Data for this task:

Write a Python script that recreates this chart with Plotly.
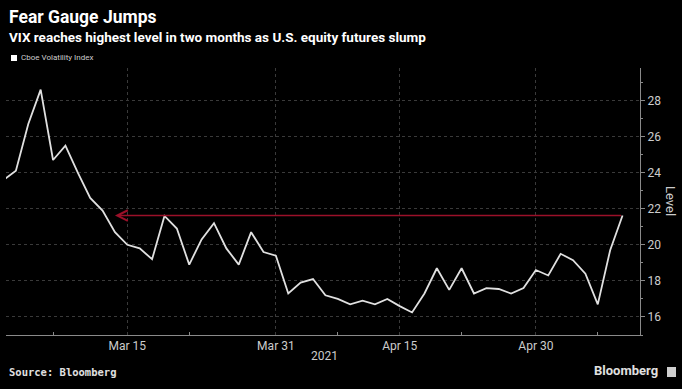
import plotly.graph_objects as go

# ---- data (Cboe Volatility Index, trading days) ----
dates = [
    "Mar 1", "Mar 2", "Mar 3", "Mar 4", "Mar 5", "Mar 8", "Mar 9", "Mar 10", "Mar 11", "Mar 12",
    "Mar 15", "Mar 16", "Mar 17", "Mar 18", "Mar 19", "Mar 22", "Mar 23", "Mar 24", "Mar 25", "Mar 26",
    "Mar 29", "Mar 30", "Mar 31", "Apr 1", "Apr 5", "Apr 6", "Apr 7", "Apr 8", "Apr 9", "Apr 12",
    "Apr 13", "Apr 14", "Apr 15", "Apr 16", "Apr 19", "Apr 20", "Apr 21", "Apr 22", "Apr 23", "Apr 26",
    "Apr 27", "Apr 28", "Apr 29", "Apr 30", "May 3", "May 4", "May 5", "May 6", "May 7", "May 10",
    "May 11",
]
vix = [
    23.6, 24.1, 26.7, 28.6, 24.7, 25.5, 24.0, 22.6, 21.9, 20.7,
    20.0, 19.8, 19.2, 21.6, 20.9, 18.9, 20.3, 21.2, 19.8, 18.9,
    20.7, 19.6, 19.4, 17.3, 17.9, 18.1, 17.2, 17.0, 16.7, 16.9,
    16.7, 17.0, 16.6, 16.25, 17.3, 18.7, 17.5, 18.7, 17.3, 17.6,
    17.55, 17.3, 17.6, 18.6, 18.3, 19.5, 19.15, 18.4, 16.7, 19.7,
    21.62,
]
major_tick_dates = ["Mar 15", "Mar 31", "Apr 15", "Apr 30"]
minor_tick_dates = ["Mar 5", "Mar 22", "Apr 8", "Apr 22", "May 7"]
arrow_target_date = "Mar 12"
y_major_ticks = [16, 18, 20, 22, 24, 26, 28]
y_minor_ticks = [15, 17, 19, 21, 23, 25, 27, 29]
series_name = "Cboe Volatility Index"
title = "Fear Gauge Jumps"
subtitle = "VIX reaches highest level in two months as U.S. equity futures slump"
source = "Source: Bloomberg"
year_label = "2021"

x = list(range(len(dates)))
idx = {d: i for i, d in enumerate(dates)}

W, H = 682, 389
L, R, T, B = 6, 42, 68, 54
PH = H - T - B


def py(px):
    return (H - B - px) / PH


def pxx(px):
    return (px - L) / (W - L - R)


fig = go.Figure()
fig.add_trace(go.Scatter(
    x=x, y=vix, mode="lines", name=series_name,
    line=dict(color="#e0e0e0", width=1.8), showlegend=False,
))

grid = "#3a3a3a"
fig.update_layout(
    width=W, height=H, autosize=False,
    margin=dict(l=L, r=R, t=T, b=B, pad=0),
    paper_bgcolor="#000000", plot_bgcolor="#000000",
    font=dict(family="Roboto, Open Sans, sans-serif", color="#cccccc", size=12),
    xaxis=dict(
        range=[0.2, 51.41], showline=True, linecolor="#8a8a8a", linewidth=1,
        tickvals=[idx[d] for d in major_tick_dates], ticktext=major_tick_dates,
        ticks="", showgrid=True, gridcolor=grid, griddash="dot", gridwidth=1,
        zeroline=False, tickfont=dict(size=12, color="#cccccc"),
        minor=dict(tickvals=[idx[d] for d in minor_tick_dates], ticks="inside",
                   ticklen=3, tickcolor="#8a8a8a", showgrid=False),
        fixedrange=True,
    ),
    yaxis=dict(
        side="right", range=[15, 29.8], showline=True, linecolor="#8a8a8a", linewidth=1,
        tickvals=y_major_ticks, ticks="outside", ticklen=4, tickcolor="#8a8a8a",
        showgrid=True, gridcolor=grid, griddash="dot", gridwidth=1, zeroline=False,
        tickfont=dict(size=12, color="#cccccc"),
        minor=dict(tickvals=y_minor_ticks, ticks="outside", ticklen=2,
                   tickcolor="#8a8a8a", showgrid=False),
        fixedrange=True,
    ),
)

# arrow from latest level back to the last time VIX was there
fig.add_annotation(
    x=idx[arrow_target_date], y=vix[-1], ax=x[-1], ay=vix[-1],
    xref="x", yref="y", axref="x", ayref="y",
    showarrow=True, arrowhead=5, arrowsize=1.3, arrowwidth=1.6,
    arrowcolor="#9b1029", text="",
)

anns = [
    dict(text=f"<b>{title}</b>", x=pxx(7), y=py(17), size=17.5, color="#ffffff",
         family="Roboto, sans-serif"),
    dict(text=f"<b>{subtitle}</b>", x=pxx(7), y=py(37), size=13.5, color="#ffffff",
         family="Roboto, sans-serif"),
    dict(text=series_name, x=pxx(19), y=py(58), size=8, color="#cccccc",
         family="Roboto, sans-serif"),
    dict(text=f"<b>{source}</b>", x=pxx(7), y=py(372), size=10.5, color="#e0e0e0",
         family="DejaVu Sans Mono, monospace"),
    dict(text="<b>Bloomberg</b>", x=pxx(592), y=py(371), size=13, color="#e0e0e0",
         family="Roboto, sans-serif"),
]
for a in anns:
    fig.add_annotation(text=a["text"], x=a["x"], y=a["y"], xref="paper", yref="paper",
                       xanchor="left", yanchor="middle", showarrow=False,
                       font=dict(size=a["size"], color=a["color"], family=a["family"]))

fig.add_annotation(text=year_label, x=idx["Mar 31"] + 3.9, y=py(356), xref="x", yref="paper",
                   xanchor="center", yanchor="middle", showarrow=False,
                   font=dict(size=12, color="#cccccc"))
fig.add_annotation(text="Level", x=pxx(671), y=py(201), xref="paper", yref="paper",
                   textangle=90, xanchor="center", yanchor="middle", showarrow=False,
                   font=dict(size=13, color="#cccccc"))

# legend swatch and logo mark
fig.add_shape(type="rect", xref="paper", yref="paper",
              x0=pxx(11), x1=pxx(17), y0=py(61), y1=py(55),
              fillcolor="#ffffff", line=dict(width=0))
fig.add_shape(type="rect", xref="paper", yref="paper",
              x0=pxx(667), x1=pxx(676), y0=py(377), y1=py(367),
              fillcolor="#cfcfcf", line=dict(width=0))

fig.write_html("out.html", config={"displayModeBar": False},
               post_script="document.body.style.margin='0';")
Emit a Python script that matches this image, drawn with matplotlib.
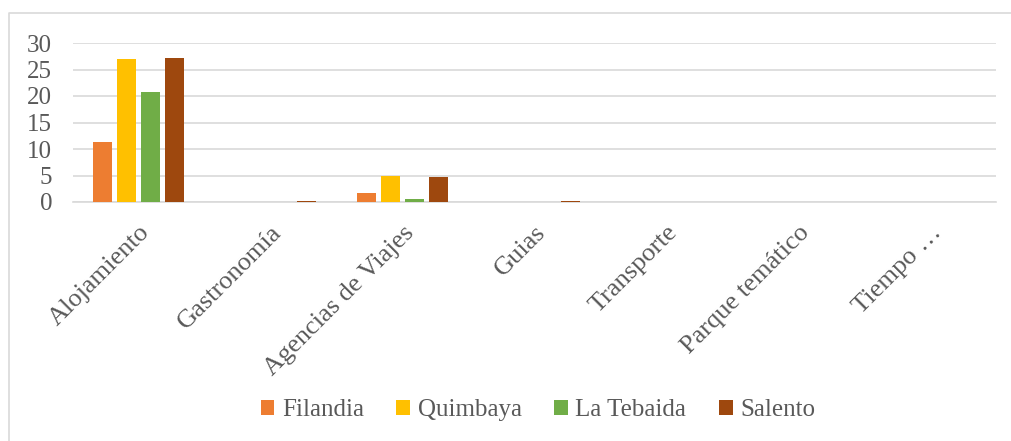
import numpy as np
import matplotlib.pyplot as plt
from matplotlib.lines import Line2D

categories = ["Alojamiento", "Gastronomía", "Agencias de Viajes", "Guias",
              "Transporte", "Parque temático", "Tiempo …"]
filandia = [11.3, 0, 1.7, 0, 0, 0, 0]
quimbaya = [27.0, 0, 4.9, 0, 0, 0, 0]
tebaida = [20.8, 0, 0.6, 0, 0, 0, 0]
salento = [27.1, 0.2, 4.7, 0.2, 0, 0, 0]

series = [("Filandia", filandia, "#ED7D31"),
          ("Quimbaya", quimbaya, "#FFC000"),
          ("La Tebaida", tebaida, "#70AD47"),
          ("Salento", salento, "#9E480E")]

plt.rcParams['font.family'] = ['Liberation Serif', 'DejaVu Serif']

fig = plt.figure(figsize=(10.11, 4.41), dpi=100)
ax = fig.add_axes([73 / 1011, 1 - 202 / 441, 923 / 1011, 159 / 441])

x = np.arange(len(categories))
w = 0.144
step = 0.182
for i, (name, vals, col) in enumerate(series):
    ax.bar(x + (i - 1.5) * step, vals, w, color=col, label=name, zorder=3)

ax.set_xlim(-0.5, len(categories) - 0.5)
ax.set_ylim(0, 30)
ax.set_yticks(range(0, 31, 5))
ax.yaxis.grid(True, color="#D9D9D9", linewidth=1.2, zorder=0)
for s in ["top", "right", "left"]:
    ax.spines[s].set_visible(False)
ax.spines["bottom"].set_color("#D9D9D9")
ax.spines["bottom"].set_linewidth(1.2)
ax.tick_params(axis="both", length=0, colors="#595959", labelsize=18)
ax.tick_params(axis="y", pad=15)
ax.set_xticks(x)
ax.set_xticklabels(categories, rotation=45, ha="right", rotation_mode="anchor",
                   fontsize=19, color="#595959")
ax.tick_params(axis="x", pad=14)

fig.legend(loc="center", bbox_to_anchor=(0.532, 1 - 410 / 441), ncol=4,
           frameon=False, fontsize=18, handlelength=0.55, handleheight=0.55,
           handletextpad=0.3, columnspacing=1.3, labelcolor="#595959")

fig.lines.append(Line2D([9 / 1011, 9 / 1011, 1.0], [0, 1 - 13 / 441, 1 - 13 / 441],
                        transform=fig.transFigure, color="#D9D9D9", linewidth=1.2))

fig.savefig("out.png", dpi=100)
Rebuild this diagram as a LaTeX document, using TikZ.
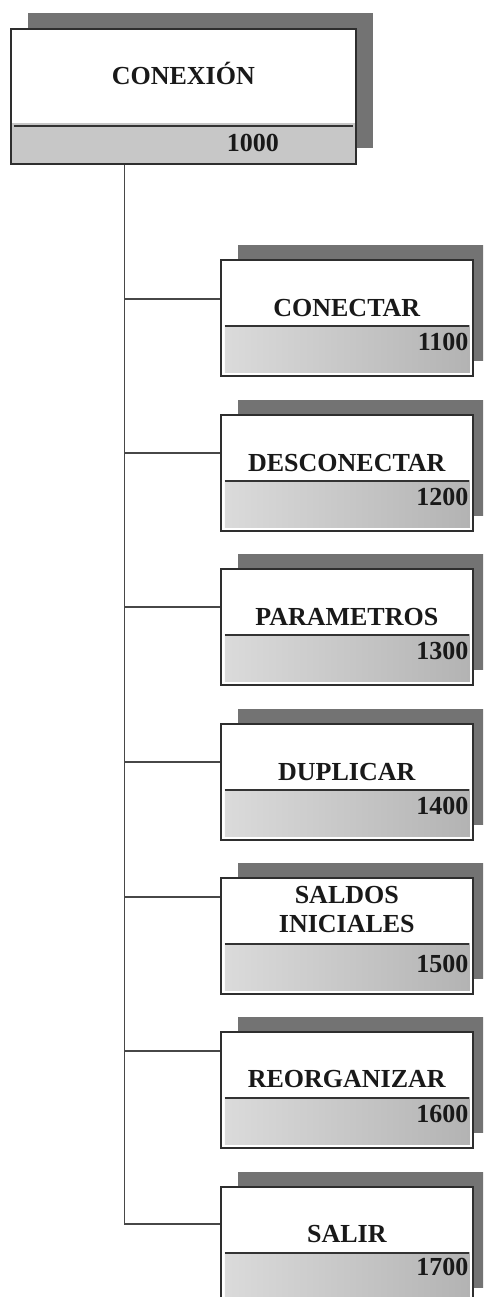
\documentclass[tikz,border=0pt]{standalone}
\usepackage{fontspec}
\setmainfont{Liberation Serif}
\usetikzlibrary{shadows,calc}
\begin{document}
\begin{tikzpicture}[x=1pt,y=-1pt,
  conn/.style={draw=black!72, line width=1.3pt},
  card/.style={draw=black!82, line width=1.6pt, fill=white, rectangle, inner sep=0pt, anchor=north west,
    minimum width=252pt, minimum height=116pt,
    drop shadow={shadow xshift=17pt, shadow yshift=15pt, fill=black!55, opacity=1, draw=none},
    path picture={
      \fill[left color=black!14, right color=black!30] ([xshift=4pt,yshift=-66pt]path picture bounding box.north west) rectangle ([xshift=-3pt,yshift=3pt]path picture bounding box.south east);
      \draw[line width=1.6pt, black!80] ([xshift=4pt,yshift=-66pt]path picture bounding box.north west) -- ([xshift=-4pt,yshift=-66pt]path picture bounding box.north east);
    }},
  rootcard/.style={draw=black!82, line width=1.6pt, fill=white, rectangle, inner sep=0pt, anchor=north west,
    minimum width=345pt, minimum height=135pt,
    drop shadow={shadow xshift=17pt, shadow yshift=16pt, fill=black!55, opacity=1, draw=none},
    path picture={
      \fill[black!22] ([yshift=-94pt]path picture bounding box.north west) rectangle (path picture bounding box.south east);
      \draw[line width=1.6pt, black!80] ([xshift=3pt,yshift=-97pt]path picture bounding box.north west) -- ([xshift=-3pt,yshift=-97pt]path picture bounding box.north east);
    }},
  title/.style={font=\fontsize{26}{29}\selectfont\bfseries, text=black!90, inner sep=0pt, align=center},
  num/.style={font=\fontsize{26}{29}\selectfont\bfseries, text=black!90, inner sep=0pt, anchor=base east},
]
\useasboundingbox (0,0) rectangle (483,1297);
\clip (0,0) rectangle (483,1297);

% root
\node[rootcard] (root) at (10,28) {};
\node[title, anchor=base] (rootT) at ([yshift=-57pt]root.north) {CONEXIÓN};
\node[num, anchor=base] (rootN) at ([xshift=69.5pt,yshift=-124pt]root.north) {1000};

% children
\node[card] (b1) at (220,259) {};
\node[card] (b2) at (220,414) {};
\node[card] (b3) at (220,568) {};
\node[card] (b4) at (220,723) {};
\node[card] (b5) at (220,877) {};
\node[card] (b6) at (220,1031) {};
\node[card] (b7) at (220,1186) {};

\node[title, anchor=base] (t1) at ([yshift=-57pt]b1.north) {CONECTAR};
\node[title, anchor=base] (t2) at ([yshift=-57pt]b2.north) {DESCONECTAR};
\node[title, anchor=base] (t3) at ([yshift=-57pt]b3.north) {PARAMETROS};
\node[title, anchor=base] (t4) at ([yshift=-57pt]b4.north) {DUPLICAR};
\node[title, anchor=center] (t5) at ([yshift=-32.5pt]b5.north) {SALDOS\\INICIALES};
\node[title, anchor=base] (t6) at ([yshift=-56pt]b6.north) {REORGANIZAR};
\node[title, anchor=base] (t7) at ([yshift=-56pt]b7.north) {SALIR};

\node[num] (n1) at ([xshift=-5pt,yshift=-91pt]b1.north east) {1100};
\node[num] (n2) at ([xshift=-5pt,yshift=-91pt]b2.north east) {1200};
\node[num] (n3) at ([xshift=-5pt,yshift=-91pt]b3.north east) {1300};
\node[num] (n4) at ([xshift=-5pt,yshift=-91pt]b4.north east) {1400};
\node[num] (n5) at ([xshift=-5pt,yshift=-95pt]b5.north east) {1500};
\node[num] (n6) at ([xshift=-5pt,yshift=-91pt]b6.north east) {1600};
\node[num] (n7) at ([xshift=-5pt,yshift=-89pt]b7.north east) {1700};

% connector ends
\coordinate (trk) at ([xshift=-58.5pt]root.south);
\coordinate (c1) at ([yshift=-40pt]b1.north west);
\coordinate (c2) at ([yshift=-39pt]b2.north west);
\coordinate (c3) at ([yshift=-39pt]b3.north west);
\coordinate (c4) at ([yshift=-39pt]b4.north west);
\coordinate (c5) at ([yshift=-20pt]b5.north west);
\coordinate (c6) at ([yshift=-20pt]b6.north west);
\coordinate (c7) at ([yshift=-38pt]b7.north west);

\draw[conn] (trk) -- (trk |- c7) -- (c7);
\foreach \c in {c1,c2,c3,c4,c5,c6} {
  \draw[conn] (trk |- \c) -- (\c);
}
\end{tikzpicture}
\end{document}
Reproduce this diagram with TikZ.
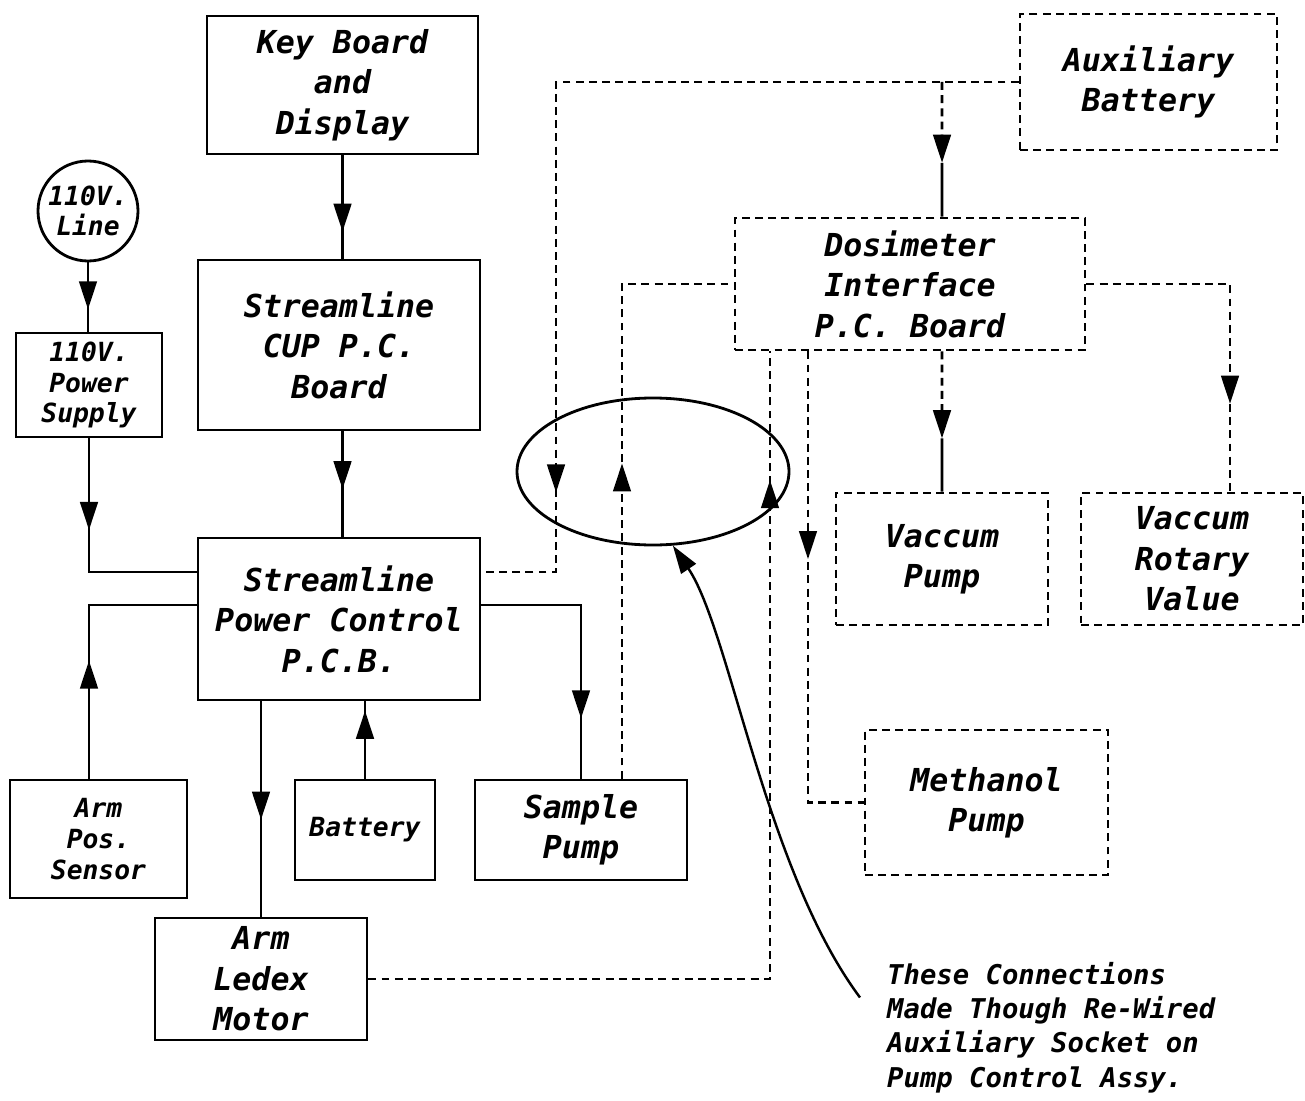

What to work on:
Your task is to retype exactly the lines from the one containing "Emit a Python" through the one containing "from matplotlib.lines import Line2D", leaving every picture out.

Correct response:
Emit a Python script that matches this image, drawn with matplotlib.
import numpy as np
import matplotlib.pyplot as plt
from matplotlib.lines import Line2D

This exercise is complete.